Wednesday, December 23, 2009

Sad & Glad

Five things that made me sad in 2009:
▼ The U. S. Presidency, with all its trappings, its outrageous demands, and its arrogated power, took Barack Obama prisoner early on, and has now got him chained, against the will of many who elected him. This is not to say that Mr. Obama isn't a vast improvement over his predecessor in matters of rhetoric and motive, only that the position has overwhelmed the man.
▼ People who profess to love books, and read a great many of them, embraced the Kindle and other e-readers, which offer no perceptible benefit to the act and art of reading itself (as opposed to the easy selling, distribution, and transport of digitized texts), thereby proving that the lure of novelty attracts all kinds of fish.
▼ That the worst recession in my lifetime has not resulted in any significant structural change to a heartless, mindless economic system which makes all of us -- even the fat cats sitting on top of the heap -- look like gerbils spinning their little exercise wheels.
▼ So many of my friends and former colleagues who lost their jobs are still unemployed, and so many of those who still have their jobs find those jobs less rewarding and more stressful than before.
▼ A majority of my fellow citizens cannot believe that the human assault on our Earthly environment will lead to catastrophe if we don't impose limits on our behavior. Instead, they believe technology, which has evolved far more rapidly than we have, will save us.

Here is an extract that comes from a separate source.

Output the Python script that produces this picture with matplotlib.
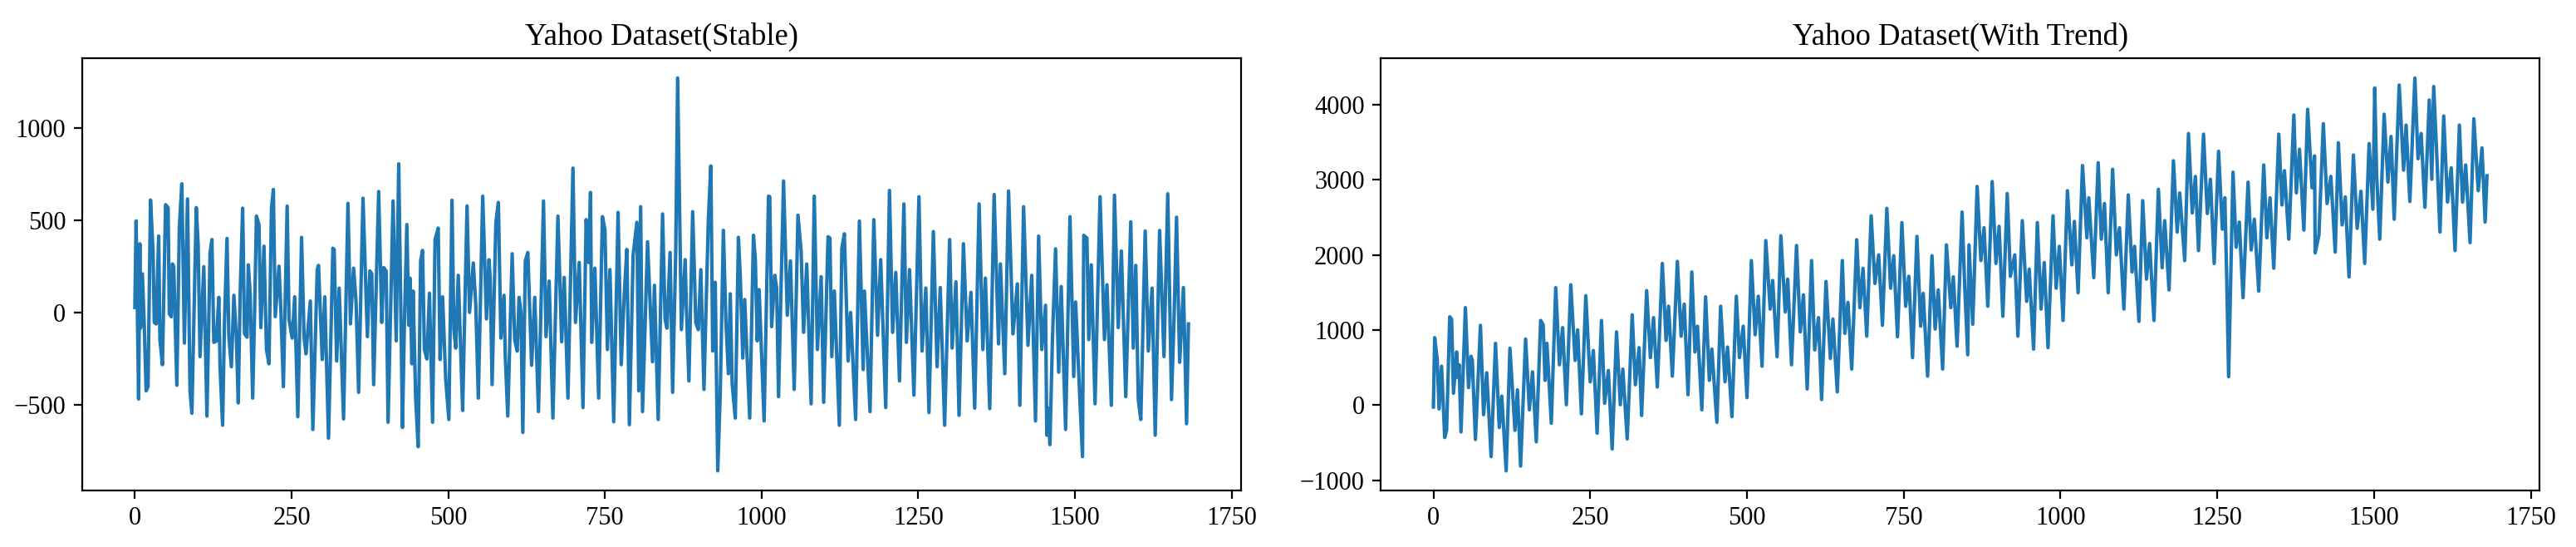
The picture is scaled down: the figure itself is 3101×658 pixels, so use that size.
import numpy as np
from matplotlib import pyplot as plt

# Values: turning points of each series
# (time index, value). Stable series first.
stable_x = [
    0, 2, 6, 8, 9, 12, 15, 18, 21, 25,
    29, 31, 34, 38, 40, 44, 49, 53, 55, 58,
    60, 62, 67, 71, 75, 79, 84, 88, 91, 98,
    101, 104, 110, 115, 120, 123, 126, 130, 134, 136,
    140, 143, 147, 150, 154, 158, 162, 165, 168, 172,
    175, 179, 181, 184, 188, 191, 194, 198, 201, 206,
    210, 214, 218, 221, 224, 230, 233, 237, 243, 246,
    251, 255, 260, 266, 270, 273, 280, 284, 291, 293,
    299, 303, 309, 316, 318, 322, 326, 333, 340, 344,
    349, 353, 357, 364, 371, 375, 378, 381, 389, 394,
    397, 401, 404, 412, 417, 421, 424, 427, 430, 434,
    437, 439, 442, 444, 448, 452, 456, 459, 462, 466,
    470, 475, 479, 484, 487, 491, 496, 501, 506, 509,
    512, 516, 523, 530, 534, 540, 544, 548, 555, 561,
    565, 567, 570, 576, 580, 584, 589, 591, 595, 602,
    606, 610, 613, 616, 619, 623, 627, 633, 638, 644,
    652, 656, 661, 667, 675, 681, 685, 691, 699, 703,
    709, 715, 720, 724, 727, 729, 734, 740, 746, 750,
    754, 758, 764, 771, 776, 781, 785, 789, 795, 801,
    804, 807, 810, 818, 826, 829, 835, 842, 846, 849,
    854, 858, 863, 866, 872, 878, 880, 884, 890, 895,
    899, 903, 908, 915, 919, 922, 926, 930, 934, 939,
    943, 947, 950, 953, 958, 963, 966, 970, 973, 981,
    987, 990, 993, 996, 1004, 1011, 1013, 1016, 1021, 1024,
    1027, 1035, 1041, 1046, 1052, 1058, 1063, 1067, 1072, 1079,
    1084, 1089, 1095, 1099, 1106, 1109, 1112, 1116, 1124, 1128,
    1132, 1138, 1142, 1150, 1156, 1162, 1164, 1173, 1179, 1185,
    1190, 1198, 1204, 1209, 1214, 1220, 1227, 1231, 1236, 1243,
    1251, 1256, 1262, 1267, 1274, 1280, 1285, 1292, 1300, 1304,
    1310, 1315, 1322, 1328, 1334, 1340, 1347, 1353, 1357, 1364,
    1371, 1378, 1381, 1388, 1394, 1401, 1408, 1412, 1418, 1425,
    1431, 1437, 1442, 1447, 1453, 1455, 1457, 1460, 1464, 1469,
    1474, 1478, 1485, 1492, 1498, 1501, 1507, 1512, 1514, 1519,
    1522, 1526, 1532, 1540, 1547, 1551, 1558, 1563, 1569, 1574,
    1581, 1589, 1593, 1597, 1601, 1605, 1612, 1617, 1623, 1628,
    1635, 1642, 1648, 1654, 1658, 1662, 1667, 1673, 1678, 1681,
]
stable_y = [
    29, 498, -467, 374, -83, 211, -67, -423, -400, 611,
    335, -52, -60, 416, -145, -281, 586, 570, -5, -21,
    265, 250, -392, 467, 699, -164, 617, -423, -544, 570,
    366, -237, 250, -559, 323, 397, -160, -153, 84, -299,
    -609, -52, 403, -129, -292, 95, -137, -488, 103, 567,
    -114, -132, 260, 103, -462, -5, 524, 478, -80, 361,
    -199, -276, 567, 668, -21, 253, 10, -400, 578, -36,
    -137, 87, -563, 409, -129, -222, 64, -632, 234, 257,
    -253, 87, -679, 350, 343, -261, 134, -575, 593, -60,
    242, 56, -431, 621, -129, 227, 211, -389, 657, -52,
    245, 227, -593, 606, -152, 807, 87, -621, -67, 478,
    -67, 188, -276, 118, -462, -725, 281, 338, -199, -250,
    106, -593, 397, 459, -253, 87, -361, -578, 610, -91,
    -191, 203, -529, 579, 2, 270, 41, -462, 632, -33,
    288, 188, -389, 490, 598, -137, 95, -237, -559, 320,
    -145, -207, 84, 2, -648, 281, 327, -284, 84, -535,
    606, -129, 172, -570, 524, -157, 192, -462, 784, -52,
    273, -513, 505, 273, 652, -160, 242, -462, 521, 451,
    -199, 234, -590, 544, -281, 111, 343, -606, 312, 490,
    -423, 575, -535, 385, -265, 149, -578, 536, -36, -83,
    327, -431, 335, 1272, -91, 288, 26, -369, 548, -52,
    -91, 234, -415, 505, 796, -207, 165, -856, -439, 447,
    -44, -330, 103, -384, -570, 409, 196, -245, 72, -570,
    420, 288, -152, 126, -586, 632, 629, -75, 203, 134,
    -454, 714, -13, 281, -415, 529, 335, -106, 265, -493,
    632, -199, 196, -485, 412, 405, -237, 118, -609, 350,
    428, -261, 2, -578, 497, -307, 118, -535, 505, -122,
    288, -513, 663, -106, 219, -369, 590, -160, 234, -446,
    629, -207, 134, -540, 440, -292, 137, -609, 397, -191,
    168, -555, 374, -152, 111, -516, 590, -199, 188, -519,
    641, -168, 265, -330, 660, -114, 157, -501, 575, -176,
    203, -586, 416, -199, 41, -663, -516, -714, -145, 347,
    -322, 142, -632, 521, -345, 59, -407, -779, 420, 405,
    -145, 260, -493, 629, -145, 152, -501, 637, -80, 335,
    -454, 493, -191, 257, -470, -578, 443, -207, 134, -663,
    446, -237, 645, -470, -36, 518, -268, 137, -601, -60,
]

# Series with trend
trend_x = [
    0, 2, 6, 9, 13, 18, 21, 26, 29, 32,
    37, 39, 41, 44, 51, 56, 60, 62, 67, 75,
    80, 85, 92, 99, 105, 109, 116, 122, 130, 134,
    139, 147, 153, 158, 164, 171, 175, 178, 181, 188,
    195, 201, 206, 212, 219, 226, 230, 236, 243, 250,
    255, 261, 268, 273, 279, 285, 292, 298, 302, 309,
    317, 322, 328, 332, 340, 346, 351, 357, 365, 371,
    375, 381, 389, 395, 400, 406, 412, 417, 421, 428,
    434, 440, 444, 452, 458, 465, 469, 476, 483, 488,
    494, 500, 507, 513, 518, 524, 530, 537, 541, 548,
    554, 561, 565, 571, 579, 585, 590, 596, 603, 608,
    614, 619, 626, 633, 637, 644, 652, 656, 661, 667,
    675, 680, 685, 691, 698, 704, 710, 716, 723, 729,
    734, 740, 747, 753, 758, 764, 771, 777, 781, 788,
    795, 800, 805, 812, 818, 825, 829, 835, 843, 847,
    852, 854, 860, 867, 873, 878, 884, 891, 897, 902,
    908, 915, 920, 927, 932, 939, 946, 950, 957, 963,
    969, 974, 980, 988, 993, 998, 1004, 1011, 1018, 1022,
    1028, 1035, 1042, 1045, 1053, 1060, 1065, 1070, 1076, 1083,
    1089, 1094, 1101, 1108, 1114, 1118, 1125, 1131, 1137, 1142,
    1149, 1156, 1162, 1166, 1173, 1180, 1186, 1190, 1198, 1204,
    1210, 1215, 1220, 1228, 1234, 1239, 1245, 1252, 1258, 1262,
    1265, 1268, 1275, 1280, 1285, 1291, 1299, 1304, 1309, 1316,
    1324, 1329, 1334, 1340, 1348, 1353, 1357, 1364, 1372, 1376,
    1381, 1388, 1394, 1401, 1405, 1406, 1412, 1419, 1425, 1431,
    1438, 1443, 1449, 1454, 1460, 1467, 1473, 1479, 1485, 1492,
    1498, 1501, 1504, 1509, 1516, 1522, 1527, 1532, 1540, 1547,
    1551, 1557, 1565, 1570, 1575, 1581, 1588, 1592, 1595, 1600,
    1605, 1611, 1617, 1623, 1629, 1636, 1641, 1646, 1653, 1659,
    1666, 1672, 1677, 1680,
]
trend_y = [
    -24, 900, 615, -50, 519, -431, -336, 1177, 1146, 158,
    709, 367, 538, -356, 1299, 234, 652, 596, -457, 1063,
    -127, 432, -685, 824, -298, 120, -875, 759, -336, 204,
    -811, 881, -62, 443, -488, 1128, 1071, 330, 824, -241,
    1565, 538, 1033, 6, 1603, 596, 1003, -116, 1458, 311,
    728, -374, 1128, 25, 462, -583, 976, 6, 481, -450,
    1204, 272, 766, -138, 1526, 633, 1166, 242, 1888, 862,
    1318, 386, 1915, 919, 1345, 139, 1774, 709, 1052, -62,
    1443, 330, 747, -229, 1318, 311, 774, -153, 1451, 633,
    1052, 101, 1926, 938, 1451, 519, 2192, 1280, 1660, 645,
    2257, 1242, 1679, 538, 2127, 976, 1470, 215, 1926, 736,
    1166, 75, 1648, 622, 1147, 177, 1926, 957, 1368, 481,
    2204, 1299, 1824, 919, 2523, 1622, 2002, 1063, 2622, 1558,
    1991, 911, 2432, 1318, 1717, 633, 2249, 1052, 1489, 386,
    1991, 1014, 1535, 481, 2135, 1299, 1710, 785, 2572, 1622,
    671, 2135, 1078, 2914, 1926, 2363, 1318, 2979, 1888, 2382,
    1184, 2819, 1717, 2002, 919, 2458, 1383, 1812, 747, 2432,
    1280, 1900, 766, 2523, 1558, 2116, 1128, 2857, 1869, 2447,
    1497, 3192, 2230, 2762, 1698, 3230, 2211, 2686, 1497, 3142,
    2002, 2363, 1280, 2800, 1774, 2116, 1116, 2724, 1679, 2154,
    1128, 2876, 1831, 2458, 1535, 3256, 2306, 2827, 1926, 3618,
    2561, 3047, 2059, 3610, 2553, 3009, 1888, 3382, 2344, 2762,
    1679, 379, 3104, 2104, 2439, 1432, 2971, 2067, 2477, 1519,
    3199, 2230, 2762, 1824, 3610, 2667, 3123, 2211, 3865, 2827,
    3408, 2332, 3941, 2895, 3321, 2028, 2268, 3750, 2686, 3047,
    2040, 3496, 2401, 2774, 1709, 3332, 2355, 2849, 1888, 3484,
    2610, 4226, 3066, 2211, 3876, 2971, 3579, 2477, 4264, 3131,
    3731, 2713, 4358, 3283, 3618, 2636, 4066, 3009, 4245, 3313,
    2306, 3853, 2705, 3161, 2059, 3731, 2705, 3199, 2165, 3815,
    2857, 3427, 2439, 3055,
]

titles = ["Yahoo Dataset(Stable)", "Yahoo Dataset(With Trend)"]

plt.rcParams["font.family"] = ["Liberation Serif", "DejaVu Serif"]
plt.rcParams["font.size"] = 11

fig = plt.figure(figsize=(15.505, 3.29), dpi=200)

# Two panels side by side, placed to match the reference
ax1 = fig.add_axes([0.0319, 0.1033, 0.4499, 0.790])
ax2 = fig.add_axes([0.5360, 0.1033, 0.4499, 0.790])

ax1.plot(np.array(stable_x), np.array(stable_y), color="#1f77b4", linewidth=1.5)
ax1.set_title(titles[0])

ax2.plot(np.array(trend_x), np.array(trend_y), color="#1f77b4", linewidth=1.5)
ax2.set_title(titles[1])

for ax in (ax1, ax2):
    ax.set_xticks([0, 250, 500, 750, 1000, 1250, 1500, 1750])

fig.savefig("out.png", dpi=200)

Five things that made me glad in 2009:
▲ I lost my job working for a big company operating on a set of principles which made me feel uncomfortable and inauthentic and found a job with a small publisher whose ethos is based on a passion for good books and a genuine respect for the community of independent booksellers. Which makes me one lucky bastard.
▲ Renewed and deepening friendships, finding dear people, many of whom I hadn't seen for ages, or only sporadically, whose support, kindness, and good will raised me up, and continues to do so.
▲ The abundance of good music in concert halls and clubs, good new books and good old books, wonderful art, powerful theater -- even some decent movies -- all of which testify to the innate and irrepressible creativity of the human spirit, thus inspiring me to dance, and sing, and write, and laugh, as though there were no tomorrow.
▲ This little house, this yard, this lake, these North Jersey hills, the surviving trees, and all the creatures that share this neighborhood with me, even some of the human ones, who, despite their flaws and foibles, are my closest kin, and without whom I could not survive.
▲ Regaining a sense of wonder, a sense of the sacred, without needing to name it precisely, or make a system out of it, or foist it on others. Feeling in my bones that human life is miraculous, despite all of the anti-god and pro-god chatter, which seems to me to confuse the issue, as well as the participants in the debate.

Like every one of the fifty-five years before it, I would not have traded a single moment of this past year for anything in the world.